The "dB" in the acronym takes on another meaning, according to Ms. Singh. While it does stand for "discipline based," dB is also the scientific abbreviation for decibel, a unit of measurement that records amplification, or measure of gain.

Measuring gain is exactly what Ms. Singh looks to accomplish.

"It's important to treat teaching and learning in a scholarly manner, as a science with measurable goals," she said."

Ms. Singh said many teachers are interested in improving students' learning, but they often don't have the tools to do so.

"Many people haven't been trained to be a teacher the way they've been trained to be a researcher," she said. "Our job is providing support for faculty members and make sure they have the tools to do well."
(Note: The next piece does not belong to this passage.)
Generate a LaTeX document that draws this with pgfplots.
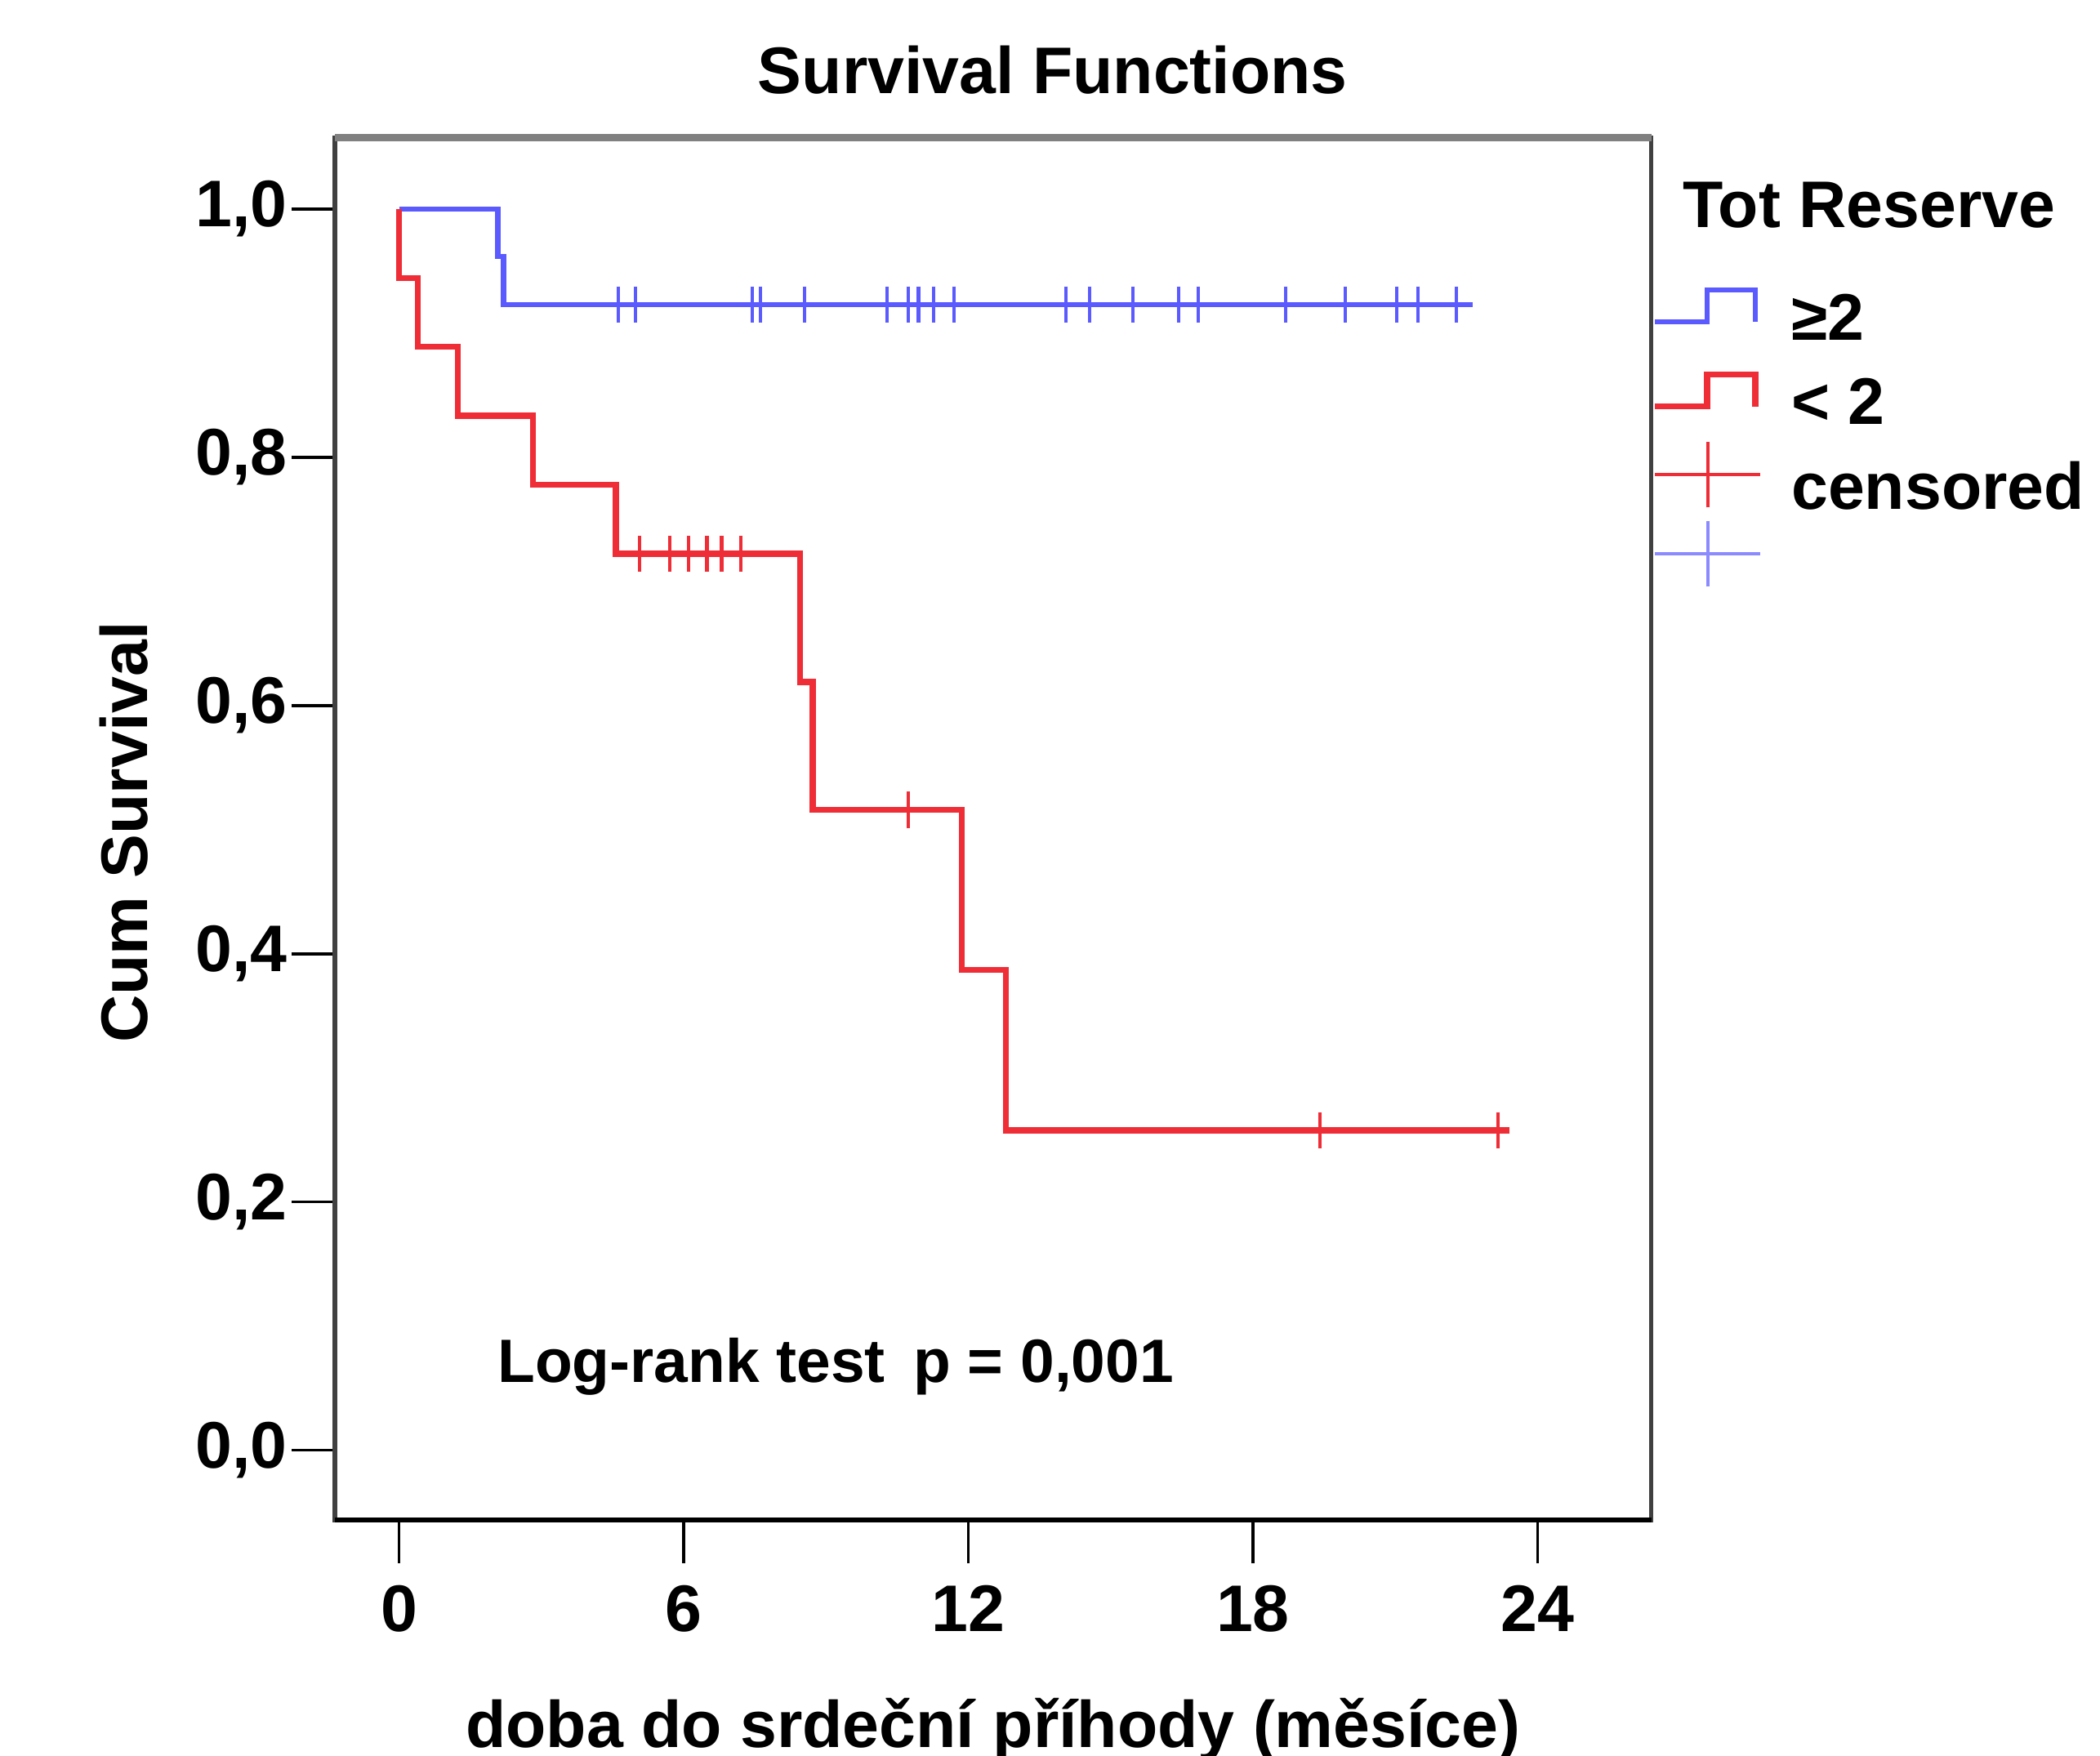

Ms. Singh said the center will develop faculty learning communities for teachers to discuss their experiences and compare tips and styles across departments.

Undergraduate and graduate teaching assistants in STEM classes also are invited to help assess learning in the courses they help instruct.

Ms. Singh stressed the importance of not only focusing on "content goals," such as mastering certain types of problems, but also "affective goals" relating to attitudes toward learning.

"Struggling is part of learning, and that's good," she said. "But we need to help students see that it is good," adding students often experience feelings of failure if they aren't able to grasp a concept immediately.

A 2012 study from the President's Council of Advisors on Science and Technology, or PCAST, found fewer than 40 percent of students who enter college intending to major in a STEM field complete a STEM degree.

She said the center will work to decrease the number of dropout, failure and withdrawal rates from STEM programs at the university, while also improving science education for non-majors to create "a scientifically literate citizenry."

University officials are praising the center and its goals as a further improvement

"I'm very enthusiastic about the role that the Discipline Based Science Education Research Center can play in the university's ongoing development of a culture of evidence-based teaching," said N. John Cooper, dean of the Dietrich School of Arts and Sciences. "Professor Singh's specialization in physics education research positions her perfectly to serve as the inaugural director."

Carl Wieman, who received the Nobel prize in physics in 2001, will speak at the center's inaugural event Thursday. His lecture concentrates on taking a scientific approach to education. The event will be at 3 p.m. in the University Club's Ballroom B, 123 University Place. It is free and open to the public.